The Karnataka High Court on Tuesday ordered issue of notice to the Union government on a PIL petition, filed by four eminent personalities, challenging the constitutional validity of a provision of the Contempt of Courts Act, 1971, that makes “scandalising or tends to scandalising courts” as a ground for contempt.
A Division Bench comprising Chief Justice Abhay Shreeniwas Oka and Justice Sachin Shankar Magadum passed the order on the petitions filed by Krishna Prasad, senior journalist and former Editor of Outlook magazine, N. Ram, veteran journalist and former Editor-in-Chief of The Hindu, Arun Shourie, former Union Minister, and Prashant Bhushan, senior advocate.
All the four petitioners have narrated the proceedings faced by them under the Contempt of Courts Act at different point of time before the High Courts and the apex court.
Three of the petitioners, Mr.
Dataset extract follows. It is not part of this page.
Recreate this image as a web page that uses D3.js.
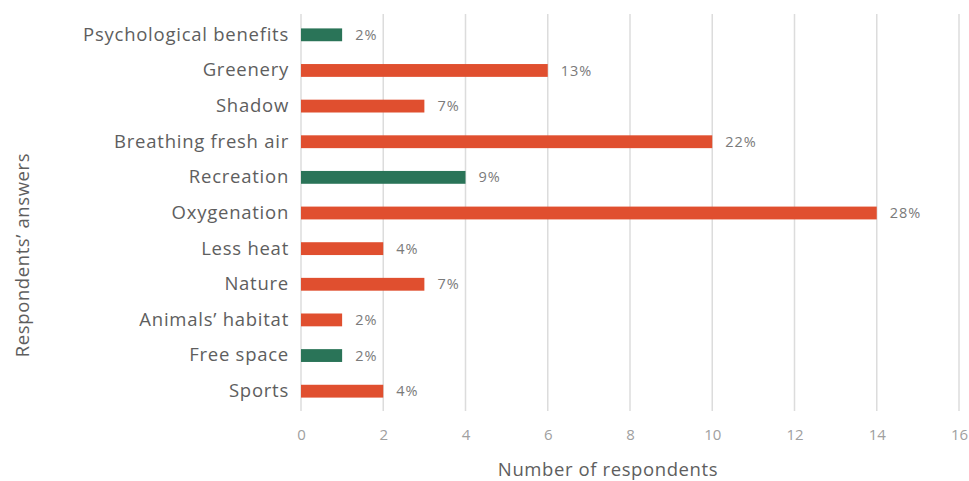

Ram, Mr. Shourie and Mr. Bhushan, had filed a similar petition before the Supreme Court, which in August last year had permitted them to withdraw the petition by giving them liberty to move a High Court.
The petitioners have contended in their present petition that Section 2(c)(i) of the Act violates the right to free speech and expression guaranteed under Article 19(1)(a) and does not amount to a reasonable restriction under Article 19(2).
The Section 2(c)(i) fails the test of overbreadth, abridges the right to free speech and expression in the absence of tangible and proximate harm, and it creates a chilling effect on free speech and expression, it has been contended in the petition filed through advocate Maitreyi Krishnan.
The offence of “scandalising the court” cannot be considered to be covered under the category of “contempt of court” under Article 19(2), the petitioners have contended while claiming that even if Section 2(c)(i) were permissible under the ground of contempt in Article 19(2), it would be disproportionate and therefore unreasonable.
“The offence of ‘scandalising the court’ is rooted in colonial assumptions and objects, which have no place in legal orders committed to democratic constitutionalism and the maintenance of an open robust public sphere,” it has been contended in the petition.
Other provisions
Though the petitioners have not challenged the constitutional validity of Section 2(c) (ii) and Section 2(c)(iii) of the Act, they have contended that rules and guidelines must be framed defining the process that superior courts must employ while taking criminal contempt action, keeping in mind principles of natural justice and fairness.
In the contempt jurisdiction, the petitioners have contended, the judges may often be seen to be acting in their own cause, thus violating the principles of natural justice and adversely affecting the public confidence they seek to preserve through the proceeding; and the bench taking suo motu action on behalf of the Court as a whole, initiates it without the concurrence of the Full Court.